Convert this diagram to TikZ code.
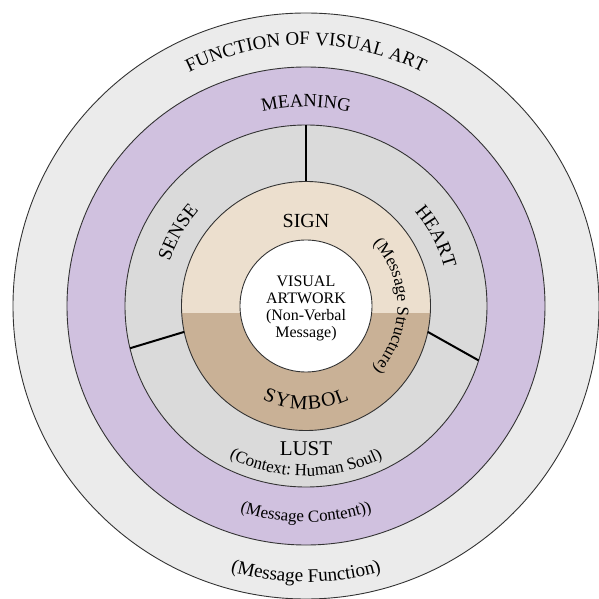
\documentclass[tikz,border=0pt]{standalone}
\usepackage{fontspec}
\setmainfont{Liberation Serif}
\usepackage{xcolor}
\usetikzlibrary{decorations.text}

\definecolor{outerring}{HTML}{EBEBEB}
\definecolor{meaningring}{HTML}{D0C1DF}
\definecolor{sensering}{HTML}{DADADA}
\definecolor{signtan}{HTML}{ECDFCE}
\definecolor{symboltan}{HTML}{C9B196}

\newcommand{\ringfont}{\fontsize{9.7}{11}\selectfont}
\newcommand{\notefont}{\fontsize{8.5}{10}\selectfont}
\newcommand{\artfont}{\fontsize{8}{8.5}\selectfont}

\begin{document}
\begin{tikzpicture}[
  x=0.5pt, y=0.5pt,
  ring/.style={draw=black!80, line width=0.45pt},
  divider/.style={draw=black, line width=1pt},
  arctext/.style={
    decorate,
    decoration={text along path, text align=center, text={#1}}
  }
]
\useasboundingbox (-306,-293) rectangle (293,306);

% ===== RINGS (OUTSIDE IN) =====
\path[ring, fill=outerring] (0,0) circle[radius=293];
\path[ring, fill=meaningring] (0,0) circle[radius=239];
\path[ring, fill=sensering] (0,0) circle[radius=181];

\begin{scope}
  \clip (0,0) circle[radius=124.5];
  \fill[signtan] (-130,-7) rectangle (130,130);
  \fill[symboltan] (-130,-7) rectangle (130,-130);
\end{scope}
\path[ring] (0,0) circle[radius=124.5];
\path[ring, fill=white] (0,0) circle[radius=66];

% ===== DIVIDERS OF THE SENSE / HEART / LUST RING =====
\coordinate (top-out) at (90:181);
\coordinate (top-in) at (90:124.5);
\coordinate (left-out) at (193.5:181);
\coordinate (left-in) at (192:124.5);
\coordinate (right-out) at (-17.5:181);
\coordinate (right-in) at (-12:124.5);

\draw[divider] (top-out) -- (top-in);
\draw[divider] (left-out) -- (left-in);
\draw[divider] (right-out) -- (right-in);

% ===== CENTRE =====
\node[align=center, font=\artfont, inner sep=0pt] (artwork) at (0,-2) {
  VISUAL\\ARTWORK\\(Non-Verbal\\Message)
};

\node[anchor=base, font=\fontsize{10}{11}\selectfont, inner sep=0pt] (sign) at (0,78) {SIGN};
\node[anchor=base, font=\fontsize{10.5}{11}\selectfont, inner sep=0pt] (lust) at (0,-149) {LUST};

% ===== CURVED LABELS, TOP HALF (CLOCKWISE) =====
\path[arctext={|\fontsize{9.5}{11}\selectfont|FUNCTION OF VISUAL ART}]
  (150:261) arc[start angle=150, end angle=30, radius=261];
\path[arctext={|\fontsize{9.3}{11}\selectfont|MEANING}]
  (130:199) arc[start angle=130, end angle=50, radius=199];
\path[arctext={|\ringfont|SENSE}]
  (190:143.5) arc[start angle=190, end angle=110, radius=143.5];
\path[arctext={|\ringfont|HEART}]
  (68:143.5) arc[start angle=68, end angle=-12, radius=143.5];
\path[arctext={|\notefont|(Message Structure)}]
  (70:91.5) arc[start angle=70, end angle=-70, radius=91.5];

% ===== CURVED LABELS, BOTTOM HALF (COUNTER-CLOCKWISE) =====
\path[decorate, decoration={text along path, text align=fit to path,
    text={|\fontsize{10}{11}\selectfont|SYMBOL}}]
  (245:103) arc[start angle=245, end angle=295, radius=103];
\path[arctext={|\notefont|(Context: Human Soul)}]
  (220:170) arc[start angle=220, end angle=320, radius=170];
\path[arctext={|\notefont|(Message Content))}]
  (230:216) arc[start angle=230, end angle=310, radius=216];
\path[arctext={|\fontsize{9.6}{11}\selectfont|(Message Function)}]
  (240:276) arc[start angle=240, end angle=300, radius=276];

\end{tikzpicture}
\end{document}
= = = = = = =
_Instructions to follow:_
Would you set down the listing exactly, omitting pictures?

_Task response:_
Convert this diagram to TikZ code.
\documentclass[tikz,border=0pt]{standalone}
\usepackage{fontspec}
\setmainfont{Liberation Serif}
\usepackage{xcolor}
\usetikzlibrary{decorations.text}

\definecolor{outerring}{HTML}{EBEBEB}
\definecolor{meaningring}{HTML}{D0C1DF}
\definecolor{sensering}{HTML}{DADADA}
\definecolor{signtan}{HTML}{ECDFCE}
\definecolor{symboltan}{HTML}{C9B196}

\newcommand{\ringfont}{\fontsize{9.7}{11}\selectfont}
\newcommand{\notefont}{\fontsize{8.5}{10}\selectfont}
\newcommand{\artfont}{\fontsize{8}{8.5}\selectfont}

\begin{document}
\begin{tikzpicture}[
  x=0.5pt, y=0.5pt,
  ring/.style={draw=black!80, line width=0.45pt},
  divider/.style={draw=black, line width=1pt},
  arctext/.style={
    decorate,
    decoration={text along path, text align=center, text={#1}}
  }
]
\useasboundingbox (-306,-293) rectangle (293,306);

% ===== RINGS (OUTSIDE IN) =====
\path[ring, fill=outerring] (0,0) circle[radius=293];
\path[ring, fill=meaningring] (0,0) circle[radius=239];
\path[ring, fill=sensering] (0,0) circle[radius=181];

\begin{scope}
  \clip (0,0) circle[radius=124.5];
  \fill[signtan] (-130,-7) rectangle (130,130);
  \fill[symboltan] (-130,-7) rectangle (130,-130);
\end{scope}
\path[ring] (0,0) circle[radius=124.5];
\path[ring, fill=white] (0,0) circle[radius=66];

% ===== DIVIDERS OF THE SENSE / HEART / LUST RING =====
\coordinate (top-out) at (90:181);
\coordinate (top-in) at (90:124.5);
\coordinate (left-out) at (193.5:181);
\coordinate (left-in) at (192:124.5);
\coordinate (right-out) at (-17.5:181);
\coordinate (right-in) at (-12:124.5);

\draw[divider] (top-out) -- (top-in);
\draw[divider] (left-out) -- (left-in);
\draw[divider] (right-out) -- (right-in);

% ===== CENTRE =====
\node[align=center, font=\artfont, inner sep=0pt] (artwork) at (0,-2) {
  VISUAL\\ARTWORK\\(Non-Verbal\\Message)
};

\node[anchor=base, font=\fontsize{10}{11}\selectfont, inner sep=0pt] (sign) at (0,78) {SIGN};
\node[anchor=base, font=\fontsize{10.5}{11}\selectfont, inner sep=0pt] (lust) at (0,-149) {LUST};

% ===== CURVED LABELS, TOP HALF (CLOCKWISE) =====
\path[arctext={|\fontsize{9.5}{11}\selectfont|FUNCTION OF VISUAL ART}]
  (150:261) arc[start angle=150, end angle=30, radius=261];
\path[arctext={|\fontsize{9.3}{11}\selectfont|MEANING}]
  (130:199) arc[start angle=130, end angle=50, radius=199];
\path[arctext={|\ringfont|SENSE}]
  (190:143.5) arc[start angle=190, end angle=110, radius=143.5];
\path[arctext={|\ringfont|HEART}]
  (68:143.5) arc[start angle=68, end angle=-12, radius=143.5];
\path[arctext={|\notefont|(Message Structure)}]
  (70:91.5) arc[start angle=70, end angle=-70, radius=91.5];

% ===== CURVED LABELS, BOTTOM HALF (COUNTER-CLOCKWISE) =====
\path[decorate, decoration={text along path, text align=fit to path,
    text={|\fontsize{10}{11}\selectfont|SYMBOL}}]
  (245:103) arc[start angle=245, end angle=295, radius=103];
\path[arctext={|\notefont|(Context: Human Soul)}]
  (220:170) arc[start angle=220, end angle=320, radius=170];
\path[arctext={|\notefont|(Message Content))}]
  (230:216) arc[start angle=230, end angle=310, radius=216];
\path[arctext={|\fontsize{9.6}{11}\selectfont|(Message Function)}]
  (240:276) arc[start angle=240, end angle=300, radius=276];

\end{tikzpicture}
\end{document}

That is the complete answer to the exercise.